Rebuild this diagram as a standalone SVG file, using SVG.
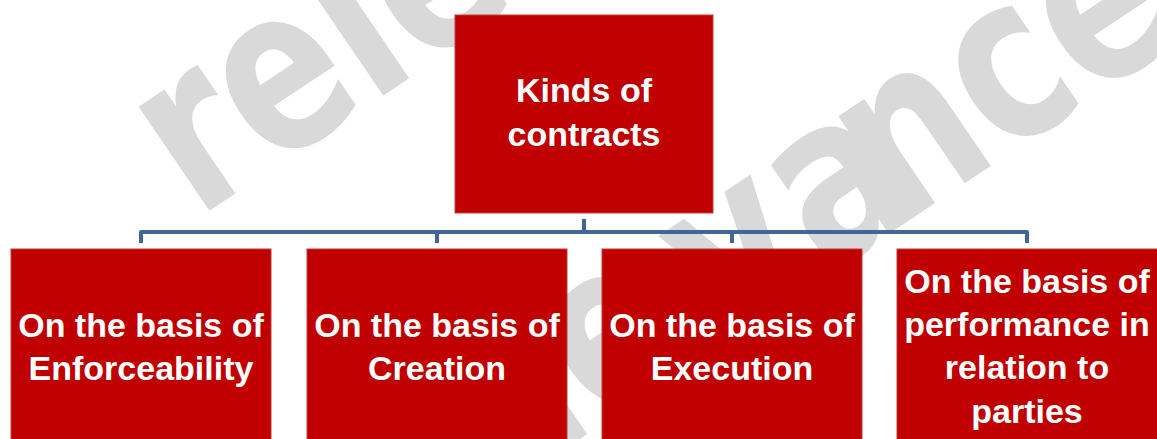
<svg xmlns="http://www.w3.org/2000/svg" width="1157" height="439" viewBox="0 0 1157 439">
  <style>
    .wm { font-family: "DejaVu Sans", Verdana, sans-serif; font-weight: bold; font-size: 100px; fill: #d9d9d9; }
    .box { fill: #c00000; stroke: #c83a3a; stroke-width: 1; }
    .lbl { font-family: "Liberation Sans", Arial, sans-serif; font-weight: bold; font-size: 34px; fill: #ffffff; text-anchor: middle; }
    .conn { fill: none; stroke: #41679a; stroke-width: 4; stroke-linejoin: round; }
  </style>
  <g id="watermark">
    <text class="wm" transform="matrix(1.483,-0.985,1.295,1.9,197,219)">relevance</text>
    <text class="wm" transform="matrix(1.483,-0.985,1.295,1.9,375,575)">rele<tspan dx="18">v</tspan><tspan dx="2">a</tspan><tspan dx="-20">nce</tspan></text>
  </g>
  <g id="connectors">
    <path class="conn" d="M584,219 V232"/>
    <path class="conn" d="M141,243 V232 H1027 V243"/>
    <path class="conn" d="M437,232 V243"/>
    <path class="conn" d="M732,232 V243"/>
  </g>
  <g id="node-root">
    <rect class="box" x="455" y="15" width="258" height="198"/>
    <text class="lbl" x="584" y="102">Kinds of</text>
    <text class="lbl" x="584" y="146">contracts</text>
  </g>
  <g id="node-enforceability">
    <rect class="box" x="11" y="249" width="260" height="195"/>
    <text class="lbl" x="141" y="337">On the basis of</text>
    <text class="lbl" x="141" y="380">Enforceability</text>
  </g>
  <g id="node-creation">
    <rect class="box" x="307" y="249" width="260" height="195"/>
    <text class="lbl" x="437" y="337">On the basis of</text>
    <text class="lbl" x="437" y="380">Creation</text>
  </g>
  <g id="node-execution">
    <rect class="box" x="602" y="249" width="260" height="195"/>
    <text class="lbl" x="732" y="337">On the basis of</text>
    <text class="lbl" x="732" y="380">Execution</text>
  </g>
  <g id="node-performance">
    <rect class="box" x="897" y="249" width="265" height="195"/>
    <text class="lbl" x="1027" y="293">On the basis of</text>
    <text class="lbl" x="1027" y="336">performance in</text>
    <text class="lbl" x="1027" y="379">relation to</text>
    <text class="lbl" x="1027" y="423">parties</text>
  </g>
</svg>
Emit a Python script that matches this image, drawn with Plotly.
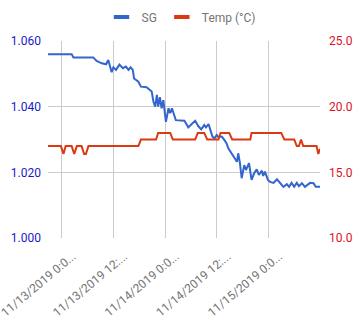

----------------------------------------

• **EXERCISE PROMPT**: Repeat each record exactly, with the pictures left out.

• **THE RESPONSE**:
Rebuild this diagram as a standalone SVG file, using SVG.
<svg xmlns="http://www.w3.org/2000/svg" width="1157" height="439" viewBox="0 0 1157 439">
  <style>
    .wm { font-family: "DejaVu Sans", Verdana, sans-serif; font-weight: bold; font-size: 100px; fill: #d9d9d9; }
    .box { fill: #c00000; stroke: #c83a3a; stroke-width: 1; }
    .lbl { font-family: "Liberation Sans", Arial, sans-serif; font-weight: bold; font-size: 34px; fill: #ffffff; text-anchor: middle; }
    .conn { fill: none; stroke: #41679a; stroke-width: 4; stroke-linejoin: round; }
  </style>
  <g id="watermark">
    <text class="wm" transform="matrix(1.483,-0.985,1.295,1.9,197,219)">relevance</text>
    <text class="wm" transform="matrix(1.483,-0.985,1.295,1.9,375,575)">rele<tspan dx="18">v</tspan><tspan dx="2">a</tspan><tspan dx="-20">nce</tspan></text>
  </g>
  <g id="connectors">
    <path class="conn" d="M584,219 V232"/>
    <path class="conn" d="M141,243 V232 H1027 V243"/>
    <path class="conn" d="M437,232 V243"/>
    <path class="conn" d="M732,232 V243"/>
  </g>
  <g id="node-root">
    <rect class="box" x="455" y="15" width="258" height="198"/>
    <text class="lbl" x="584" y="102">Kinds of</text>
    <text class="lbl" x="584" y="146">contracts</text>
  </g>
  <g id="node-enforceability">
    <rect class="box" x="11" y="249" width="260" height="195"/>
    <text class="lbl" x="141" y="337">On the basis of</text>
    <text class="lbl" x="141" y="380">Enforceability</text>
  </g>
  <g id="node-creation">
    <rect class="box" x="307" y="249" width="260" height="195"/>
    <text class="lbl" x="437" y="337">On the basis of</text>
    <text class="lbl" x="437" y="380">Creation</text>
  </g>
  <g id="node-execution">
    <rect class="box" x="602" y="249" width="260" height="195"/>
    <text class="lbl" x="732" y="337">On the basis of</text>
    <text class="lbl" x="732" y="380">Execution</text>
  </g>
  <g id="node-performance">
    <rect class="box" x="897" y="249" width="265" height="195"/>
    <text class="lbl" x="1027" y="293">On the basis of</text>
    <text class="lbl" x="1027" y="336">performance in</text>
    <text class="lbl" x="1027" y="379">relation to</text>
    <text class="lbl" x="1027" y="423">parties</text>
  </g>
</svg>
Emit a Python script that matches this image, drawn with Plotly.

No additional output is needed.